# all breed vs specialty show?



## trudy (Aug 25, 2008)

Hi, as a new person to the breed I attended the Can specialty and enjoyed it but thought the dogs very different than the usual show dogs. I have been told my pup will be an all breed dog not a specialty dog. Can some of you explain why there is a split, I thought there was a split in working lines, American show lines and German show lines and now this I am confused.


----------



## mkennels (Feb 12, 2008)

some have more reach when gaiting which is wanted in speciality and fine for all breed by what I am told the dog needs to move (they have a bigger area to gait around then the all breed and they want to see the reach and follow through) plus I just learned a speciality stack which is more stretched than is for all breed (I didn't know there was a difference) I believe the speciality is more extreme dogs than in all breed but again this is what I have gathered


----------



## Andaka (Jun 29, 2003)

The specialty dogs tend to have a more extreme sidegait.
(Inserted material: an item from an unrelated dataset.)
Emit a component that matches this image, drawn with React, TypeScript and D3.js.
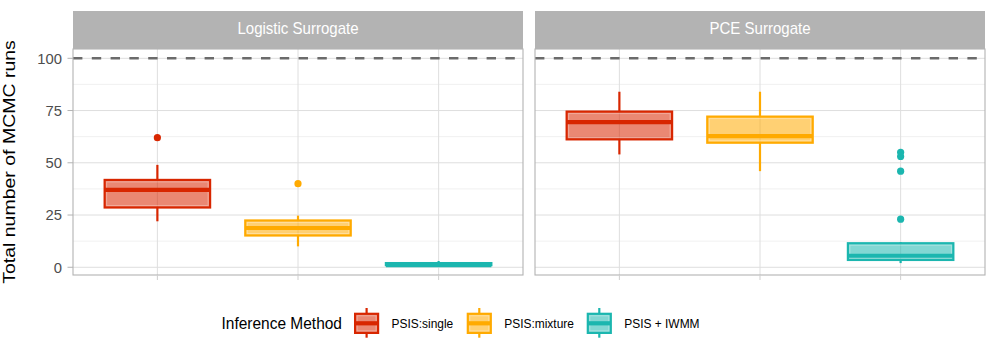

This is possible because of the large rings which give these dogs a venue in which their tremendous reach in front and drive in rear can be used and seen.

The all-breed dogs tend to be more moderate, and therefore (in my humble opinion), more correct. The smaller rings at all-breed shows tend to favor a more agile dog capable of handling tigher turns and often slick footing.

There is nothing wrong with having an all-breed dog. I prefer them -- there are more all-breed shows in my area, so more chances to win! Also, the smaller rings allowed me to show my own dogs for many years.

If I remember you correctly, you have a very nice young male that you will have lots of fun showing. Sometimes you win, sometimes you lose. But you always take home the best dog!


----------



## Kayos and Havoc (Oct 17, 2002)

What a great way to put that Daphne!!! I ALWAYS have the BEST dog!!!!!!


----------



## trudy (Aug 25, 2008)

Thanks for all the answers. I was not disappointed being told I have an all breed dog since I also want an all purpose dog, who I can do agility, obedience and try sheep with. It was more confusion when the all bred top dog was given a trophy adn I was told he wouldn't win here, at the specialty. Also having attended Belgian Terv, adn sheepdog specialties in the past, the same dog would win at both venues and the judging is pretty similar. Here teh double handling adn the judge only touching the dog for teeth adn testicles and just watching movement. So I was confused but I did enjoy it and met some great people all quite willing to answer any questions and offer any suggestions. And my dog was not put down and all loved his temperment and calmness.

And yes I did take home the best dog, always.


----------